Trump Administration Approves Plan for Offshore Drilling in U.S. Waters

The Trump administration recently announced its plan to do away with current policies put in place by previous administrations, both Republican and Democratic, to allow offshore gas and oil drilling in almost all U.S. coastal waters.

This new proposal lifts the ban on offshore drilling that was introduced by the former president near the end of his final term in office, and signifies how serious the Trump administration is about promoting energy production.

While wildly popular with oil industry leaders and energy companies who will now have access to leases of off the California coast as well as over a billion acres along the Eastern Seaboard and Arctic area, this move has environmental groups and coastal state governments fearful of being at risk of catastrophic oil spills.

Leaders in the oil industry, including Thomas J. Pyle, president of the American Energy Alliance, say the reversal is long overdue.

“I think the default should be that all of our offshore areas should be available,” said Pyle. “These are our lands. They’re taxpayer-owned and they should be made available.”

Oil companies, as well as Florida lawmakers, are anxious to hear the plan pertaining to the opening of the eastern Gulf of Mexico. Managing director of ClearView Energy Partners and energy consultant Kevin Book said this region is especially attractive to the energy and oil industry due to the existing amount of infrastructure in the region.

In protest, over 60 U.S. environmental groups made a joint announcement calling the new plan a “shameful giveaway” to gas and oil companies and are currently exploring their various legal options to see what can be done to prevent the drilling.

The plan has also increased the tension between the White House and coastal states, such as Florida, New Jersey, Maryland, Virginia, North Carolina, Delaware, South Carolina, California, Oregon and Washington, who oppose offshore drilling.

President of the Business Alliance for Protecting the Atlantic Coast, Frank Knapp, fears the consequences of offshore drilling in U.S. waters. Knapp indicated that thousands of small businesses including hotels, restaurants, and commercial fishing operations, oppose drilling for gas and oil off their states’ waters.

“It’s not consistent with our vibrant tourism, fishing and recreation,” said Knapp. “Their concern is their livelihood, the local economies. We all saw what happened to the Gulf Coast with Deepwater Horizon.”

Rich Scott, Republican Governor of Florida, is not a supporter of the new plan, allegedly because his state has already experienced a disaster due to offshore drilling. Florida’s tourism industry took a hard hit in 2010 with the Deepwater Horizon accident Knapp referred to, that polluted the Gulf of Mexico waters with millions of gallons of oil and killed 11 people.

The administration’s move follows a motion in April 2017, wherein President Trump signed an executive order that required the Interior Department to take analyze Obama’s offshore drilling plan. The plan invoked a provision the 1953 Outer Continental Shelf Lands Act, which blocked new lease sales in the Atlantic and Arctic regions.
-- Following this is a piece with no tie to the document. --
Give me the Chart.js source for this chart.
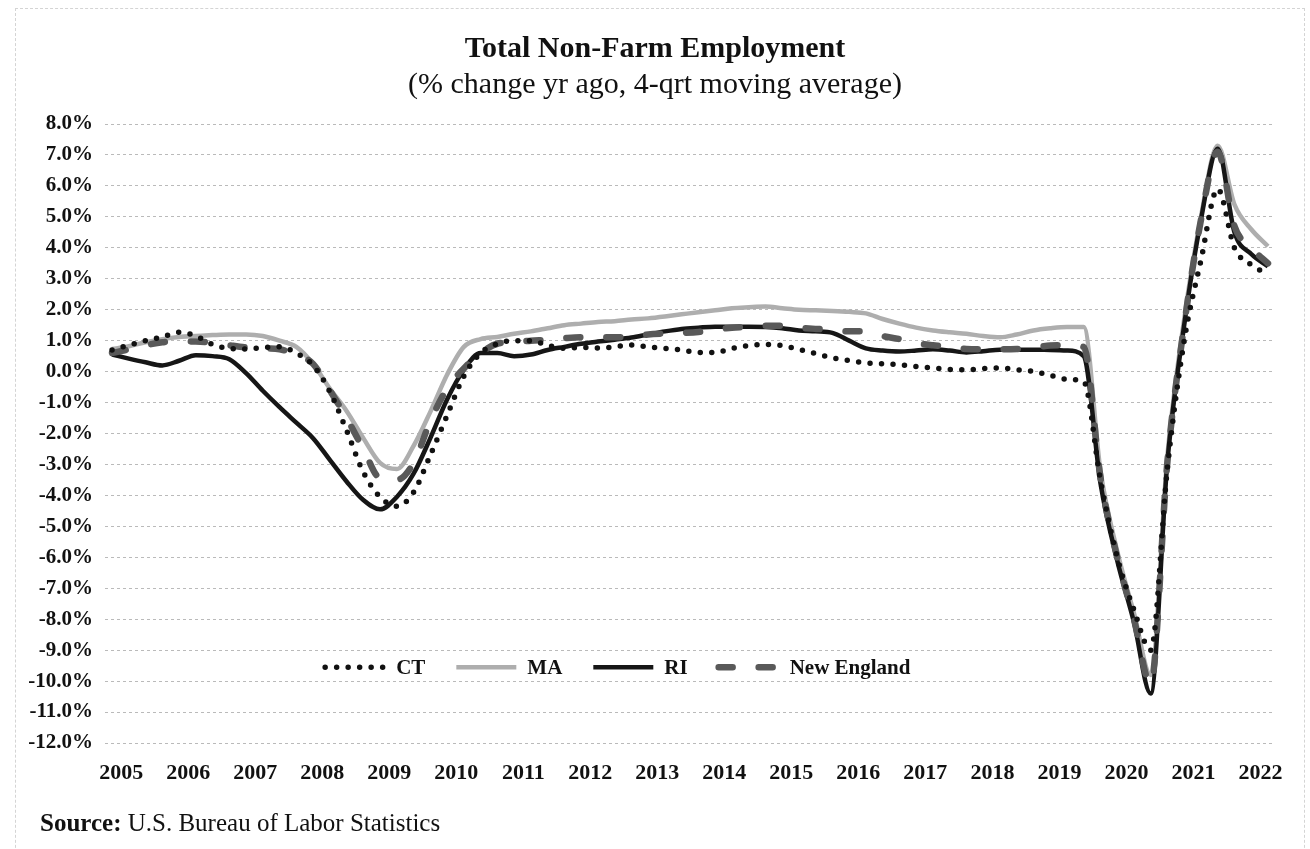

According to Trump, this ban “deprives our country of potentially thousands and thousands of jobs and billions of dollars in wealth.“ Almost 95% of the outer continental shelf, the submerged offshore waters between states, and the waters of the deep ocean were banned from drilling by this Obama administration plan. The new proposal would make almost 90% of those waters available to be leased, including 25 of 26 regions of the outer continental shelf for oil and gas drilling.

Department of Interior officials currently expect to have lease sales in place between 2019 and 2024. This would include 12 in the Gulf of Mexico as well as 19 sites off the coast of Alaska. There would also be new drilling areas off the California coast, which will be the first since the 1969 oil spill near Santa Barbara that halted drilling.

Finalization of this new plan should take up to 18 months with court challenges expected.